Et cela, d'autant que cette augmentation des loyers s'accompagne de l'accentuation d'autres charges : charges de l'immeuble, chauffage… Vous n'êtes pas sans savoir que les tarifs réglementés du gaz prennent fin dans deux jours et que cela constitue un risque pour des millions de Français si les prix viennent à augmenter à nouveau très fortement.
Monsieur le rapporteur, la charge inflationniste pèse majoritairement sur le locataire. Pour ce qui est des charges des bailleurs, n'oublions pas que des niches fiscales leur permettent de bénéficier d'abattements importants sur leurs revenus. Je pense notamment au régime des frais réels.
Aux situations exceptionnelles, nos réponses doivent être à la hauteur. Sachant que 3,5 % des bailleurs possèdent 50 % des logements de particuliers mis en location – une donnée qui devrait vous interpeller –, rééquilibrer le taux d'effort entre ces derniers et les locataires ne nous semble pas représenter un effort incommensurable. Sur la période couverte par la loi d'août 2022 et celle à laquelle ce texte s'appliquerait, une augmentation de 7,1 % reviendrait à imposer aux locataires l'équivalent d'un mois de loyer supplémentaire.
Or tout augmente plus vite que les revenus des ménages. Cette escalade des coûts menace aussi notre tissu économique puisque nos TPE et PME en ressortent particulièrement fragilisées. Un dirigeant sur dix envisagerait un arrêt de son activité à cause de la hausse du prix de l'énergie. En cohérence avec votre soutien affiché et les aides financières apportées par l'État, un indice des loyers commerciaux plus contenu était indispensable. Notre proposition de compromis était simple : consentir à une nouvelle revalorisation plafonnée à 2 %, soit 5 % sur la période. Ce qui permettait aux petits bailleurs ou primo-accédants qui en ont besoin, de couvrir leur charge.
Mais si nous devions légiférer en faveur d'une meilleure qualité de vie pour le plus grand nombre de Français, les loyers seraient aujourd'hui gelés. Il ne faut pas sanctionner les propriétaires mais il ne faut pas sacrifier leurs locataires alors que la rentabilité immobilière n'est pas menacée et affiche depuis trente ans de très très bons résultats.
Vos arguments économiques ne sont pas recevables, tout comme votre crainte en matière constitutionnelle. Nos amendements de repli pouvaient partiellement contenter notre demande et calmer vos appréhensions. Une augmentation exceptionnellement contenue à 1 % ou 2 % est juridiquement viable, notamment concernant un secteur comme le logement qui constitue un bien de première nécessité. Le logement n'est pas une marchandise comme une autre.

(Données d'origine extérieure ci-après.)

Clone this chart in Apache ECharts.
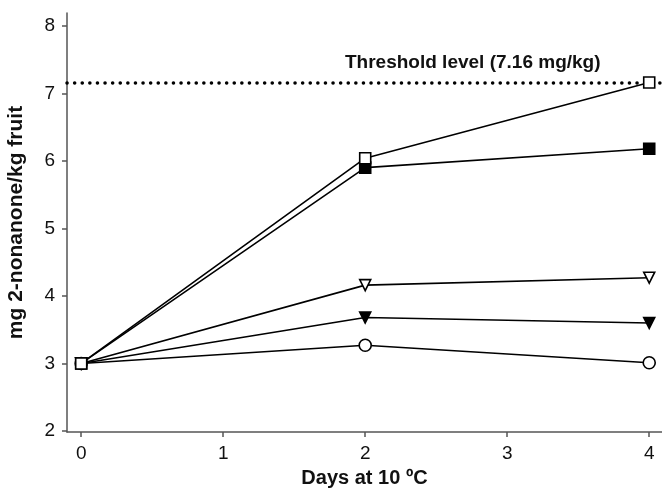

Encadrons suffisamment les loyers et leur hausse de façon à compenser les charges inédites et imprévues qui pèsent sur les foyers. La crise du logement entraîne un risque fort de bombe sociale, de l'aveu du ministre, et les réponses du Gouvernement, notamment à la suite du CNR logement, ne laissent pas présager une amélioration de l'accès au logement dans les mois et les années à venir.
Monsieur le rapporteur, il fallait au moins, ici, être collectivement à la hauteur en abaissant suffisamment le taux plafond. Vous avez balayé nos propositions, après un travail parlementaire et un débat à la hâte – on repassera pour le consensus et le compromis. C'était pourtant l'occasion de prendre des mesures concrètes à effet immédiat pour redonner du souffle aux locataires modestes mais aussi aux classes moyennes de plus en plus appauvries par le coût des logements. Pour mémoire, le nombre de ménages à la recherche d'un logement social a augmenté de 7 % en 2022, notamment en zone tendue – un sujet, vous le savez, qui me tient à cœur. Nous parlons de publics qui de prime abord n'effectuaient pas ce type de démarche.
Pour toutes ces raisons, et parce que nous pensons qu'il était possible de faire plus et de faire mieux pour rééquilibrer la charge de la crise sur les épaules des ménages, le groupe Socialistes et apparentés ne votera pas le texte.